A novel digital art restoration method, developed by MIT engineer Alex Kachkine, promises to revitalize damaged artworks significantly faster than traditional manual techniques. This innovative approach uses deep-learning algorithms to create a precise, removable mask that can repair thousands of imperfections on a painting in a matter of hours, potentially bringing many unseen masterpieces back into public view.
Key Takeaways
- MIT engineer Alex Kachkine developed a digital art restoration method.
- The method uses AI to create a removable polymer mask for damaged paintings.
- It can restore artworks significantly faster than traditional hand-painting.
- This technology could make more institutional art collections accessible to the public.
- One restoration took 3 hours and 26 minutes, compared to an estimated 232 hours manually.
Addressing the Art Storage Challenge
Many artworks in institutional collections remain hidden from the public. Estimates suggest that around 70% of paintings in museums are not on display. This is primarily due to the extensive damage caused by time and the high costs associated with traditional restoration.
Conventional restoration methods are slow and labor-intensive. They can take months, years, or even a decade for a single painting. Museums often face challenges with limited funds, insufficient storage space, and overworked restoration staff. This leads to a prioritization of high-profile works, leaving pieces by lesser-known artists in storage indefinitely.
The Scale of Damage
Restoring a damaged painting is complex. A single artwork might have thousands of tiny scratches. Alex Kachkine described the scale of these imperfections as similar to "a credit card placed on the surface of the Eiffel Tower." Matching colors and compositions precisely, while preserving the artist's original intent, adds to the difficulty.

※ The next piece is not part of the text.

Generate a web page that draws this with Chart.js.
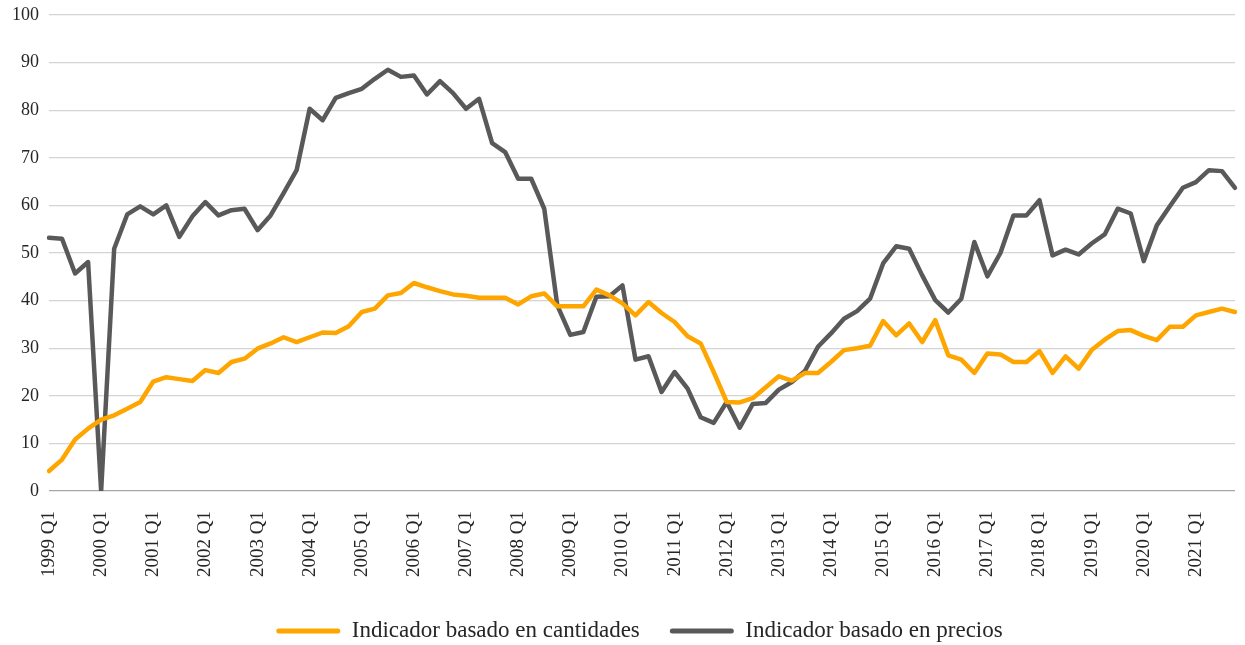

Introducing the AI-Powered Restoration
Alex Kachkine's method offers a new solution. It combines artificial intelligence with digital imaging to restore paintings. The process begins with scanning a damaged artwork. The AI then identifies areas needing repair and determines the correct color restorations.
This digital information is then used to create a physical, two-dimensional polymer mask. This mask is applied directly over the original painting. The goal is to bring a damaged painting back to its former beauty quickly and effectively.
"Many people put their money into savings accounts, and I put money into [artworks]," Kachkine stated. "As someone with a degree in economics, I should probably know better, but they bring me a lot of joy."
Inspiration from Childhood
Kachkine's interest in art began during a childhood visit to the McNay Art Museum in San Antonio, Texas. A seascape by French Impressionist Pierre-Auguste Renoir particularly captivated him. This early exposure to art combined with a family background in engineering – his parents held engineering degrees, his grandfather built bridges, and his grandmother designed autopilot systems for Soviet fighter jets – shaped his innovative approach.
The Restoration Process Explained
Kachkine tested his method on one of his own acquired paintings. It was a severely scuffed version of the "Adoration of the Shepherds," a work by an unknown artist based on an original by 15th-century painter-engraver Martin Schongauer. The results demonstrated the algorithm's capability.
The algorithm automatically identified 5,612 separate regions requiring repair. It then filled these regions using 57,314 different colors. This level of precision and detail is a significant advancement in art restoration.
Creating the Polymer Mask
The mask created by Kachkine's method consists of two distinct, overlapping layers. The first layer contains colored inks, precisely matched to the painting's original hues. An identical second layer of white ink is then applied. This white layer is crucial for recreating the subtle chromatic nuances and depth present in the original artwork.
A key feature of this polymer mask is its removability. It can be easily dissolved or taken off without harming the original painting. Furthermore, a digital version of the restoration is saved. This creates a detailed catalog for future reference and potential restorations.
- Damage Map: The process begins by building a digital map that accurately detects all areas needing restoration.
- Two Layers: The physical mask uses a colored ink layer and a white ink layer for chromatic accuracy.
- Removable Design: The polymer mask can be easily removed or dissolved without damaging the artwork.
- Digital Archive: A digital record of every restoration detail is kept for future use.
Significant Time Savings
The digital method developed by Kachkine offers substantial time advantages over traditional techniques. It can complete restorations that would normally take months in just a few hours. This represents an "orders of magnitude" improvement in efficiency.
In a proof-of-concept demonstration, applying the digital restoration mask took only 3 hours and 26 minutes. Kachkine estimated that a manual restoration of a similarly damaged painting would require approximately 9 months of part-time work. To put it another way, a manual restoration using brushes and pigments would demand around 232 hours, or nearly 10 consecutive days of intense effort.
This efficiency could revolutionize how museums manage their collections. It could allow a greater number of artworks to be restored and displayed, making art more accessible to the public worldwide.